Following a redesign in 2025, repayment speeds increased:
- 2× faster in Australia
- 6× faster in Canada
- 7× in New Zealand
- 3× in the US
Instalment values rose at the same time. None of these shifts came from changes in income or capacity. They came from reducing cognitive load and giving people early, confidence-building wins.
Fintech teams sometimes over-index on flexibility or optionality. The data points in a different direction: people follow through when the path is structured, finite and clear.
“Achievability” may become one of the defining design principles of financial services over the next five years.
Channels don’t reveal preference, they reveal intent
Digital repayment is now near-instant, but channel performance varies by context. Email consistently converts faster across the US, UK, Canada and New Zealand (4–6% faster on average), while SMS is still the quickest trigger in Australia.
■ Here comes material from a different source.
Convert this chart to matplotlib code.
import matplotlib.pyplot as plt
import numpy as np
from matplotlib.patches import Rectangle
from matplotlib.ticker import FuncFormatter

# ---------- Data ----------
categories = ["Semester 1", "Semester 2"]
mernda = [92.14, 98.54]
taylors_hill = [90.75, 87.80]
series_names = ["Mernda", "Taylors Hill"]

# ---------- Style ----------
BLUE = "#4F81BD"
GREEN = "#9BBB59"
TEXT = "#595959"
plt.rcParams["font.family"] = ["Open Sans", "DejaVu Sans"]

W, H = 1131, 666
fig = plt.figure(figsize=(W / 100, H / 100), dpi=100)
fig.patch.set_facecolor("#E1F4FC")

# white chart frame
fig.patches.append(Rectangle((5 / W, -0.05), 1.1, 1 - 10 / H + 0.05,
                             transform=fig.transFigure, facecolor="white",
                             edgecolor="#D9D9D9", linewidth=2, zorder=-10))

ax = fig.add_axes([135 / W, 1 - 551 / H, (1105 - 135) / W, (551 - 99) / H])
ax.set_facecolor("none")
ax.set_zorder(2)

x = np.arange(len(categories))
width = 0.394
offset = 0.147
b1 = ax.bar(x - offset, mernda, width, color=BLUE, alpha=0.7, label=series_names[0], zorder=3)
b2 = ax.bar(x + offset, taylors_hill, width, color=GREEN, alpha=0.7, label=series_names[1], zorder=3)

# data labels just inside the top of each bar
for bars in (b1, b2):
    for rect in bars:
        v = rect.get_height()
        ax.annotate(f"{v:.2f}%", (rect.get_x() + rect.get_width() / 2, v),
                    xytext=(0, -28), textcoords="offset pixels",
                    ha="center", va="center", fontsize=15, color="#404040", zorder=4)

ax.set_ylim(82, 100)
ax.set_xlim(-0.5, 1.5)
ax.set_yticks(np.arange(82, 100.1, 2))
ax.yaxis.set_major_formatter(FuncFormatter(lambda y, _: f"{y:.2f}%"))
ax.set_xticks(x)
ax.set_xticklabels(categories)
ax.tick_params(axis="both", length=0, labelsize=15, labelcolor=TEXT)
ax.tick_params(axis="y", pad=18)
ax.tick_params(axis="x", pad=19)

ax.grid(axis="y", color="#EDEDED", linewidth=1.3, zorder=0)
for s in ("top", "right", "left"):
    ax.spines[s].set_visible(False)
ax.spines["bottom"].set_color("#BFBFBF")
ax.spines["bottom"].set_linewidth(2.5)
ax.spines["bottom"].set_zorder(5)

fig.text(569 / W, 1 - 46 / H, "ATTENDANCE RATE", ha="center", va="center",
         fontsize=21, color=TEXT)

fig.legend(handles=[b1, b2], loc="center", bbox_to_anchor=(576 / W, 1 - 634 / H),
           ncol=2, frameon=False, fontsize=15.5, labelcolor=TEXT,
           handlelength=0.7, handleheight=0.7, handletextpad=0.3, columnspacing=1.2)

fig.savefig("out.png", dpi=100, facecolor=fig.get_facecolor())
Once users engage, conversion rates look nearly identical across channels.
What differs is behaviour:
- Email often reflects preparedness to act.
- SMS prompts immediacy.
- Multi-channel is strongest when each channel has a specific purpose.
Fintech teams should treat channels as signals that reveal what a customer needs in that moment. The core question shifts from “Which channel works?” to “Why is this channel working for this customer right now?”
A clearer behavioural lens for 2026
Drawing from more than two million global customer journeys, the trends are consistent. People expect speed, clarity, relevance and ease, regardless of age, region or product. Their behaviour has shifted faster than most financial organisations have adapted.
Fintech leaders in 2026 will be those that:
- build service models that deliver AI-level speed and consistency
- design repayment and support journeys around psychological achievability
- use behavioural signals rather than volume to guide communication
- treat digital accessibility as a universal expectation
- integrate early signal intelligence without making hardship the centre of the experience
Taken together, these shifts make one thing clear. Fintech now competes on interpretation. Success depends on the ability to read behaviour accurately and design with it rather than around it.
The future of consumer debt is already visible in the millions of interactions happening every day. The question is whether the industry can adjust its lens quickly enough to meet the expectations of 2026.